Mark Ruffalo com sua dentadura, em uma imitação de Trump e ditador nazista, é uma piada que funciona poucas vezes e depois parece se repetir de forma idêntica. O personagem e sua esposa (Toni Collette) têm o auge na cena do jantar, que extrai mais deles do que apenas a afetação da caricatura superficial. Este núcleo lidera outra linha importante na narrativa, que aparece só quando os alienígenas animalescos do planeta a ser colonizado se tornam um problema aos humanos. Joon Ho caminha ao lado de Okja para criar um paralelo do colonialismo, do extermínio de povos nativos e da criação de uma raça superior humana. São tantas coisas que a questão de Mickey 17 e 18 coexistirem fica praticamente sem efeito e desenvolvimento, assim como tantos personagens auxiliares e a própria ideia central do trabalhador descartável.


O maior trabalho está na dualidade que Pattinson apresenta com tanto afinco que seu 17 e 18 parecem realmente duas pessoas completamente diferentes. É fácil diferenciar o inocente e conformado do revoltado e combativo, até mesmo pelo rosto, voz e expressões faciais. Esse empenho do cineasta e do ator são a maior força da obra, enriquecendo o debate acerca do capitalismo e da força de trabalho, já que uma das cópias tem o pavio curtíssimo com qualquer injustiça e está pronto para brigar por tudo que acredita, enquanto o sobrevivente é alguém que está adestrado por uma sequência de abusos, sem forças para se erguer e se organizar contra o sistema. 

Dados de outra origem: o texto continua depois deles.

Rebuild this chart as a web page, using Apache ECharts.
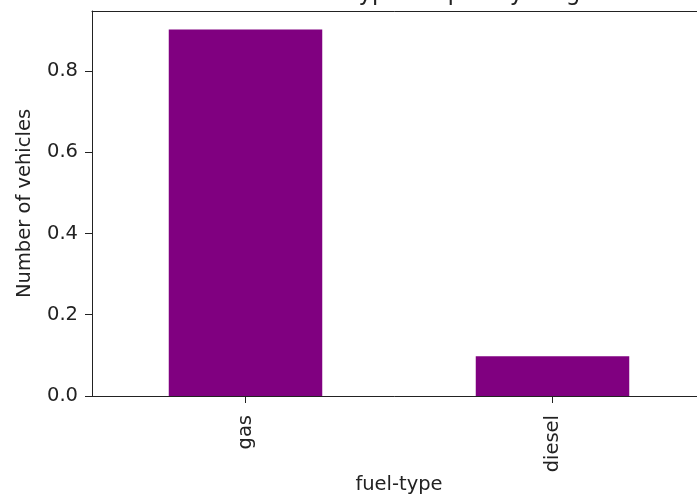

Mickey 17 tem muitos temas, mas não muita ambição com eles, Joon Ho atira para vários lados e esse é o fator que mais prejudica sua obra. Há algo de belo em atribuir funções a tudo que é desnecessário ao sistema, como o sexo que é banido para não consumir calorias, mas se torna fonte de criatividade para Nasha (Naomi Ackie) e Mickey, até os ajudando em uma comunicação secreta. Ou como os dentes que são uma caricatura no vilão, são a salvação do alien bebê, quando vistos no sorriso certo, e a cientista boazinha que usa sua empatia para facilitar a comunicação, praticamente salvando o dia. Joon Ho faz nessas pequenas coisas, um bonito retrato de tudo que é único nos humanos, que não é lucrativo e, portanto, irrelevante para aqueles que exploram a força de trabalho. É na humanização, então, nesse encontro das particularidades, daquilo que vem da alma e da memória, que reside a força contra o sistema dentro deste universo.


O longa segue essa energia feel good e, com seus muitos caminhos, tem alguma dificuldade para se fechar com o impacto à altura de seu começo. Mickey 17 vai amenizando tudo cada vez mais e resolvendo suas questões com uma facilidade ingênua, o mesmo espírito do clone que sobrevive.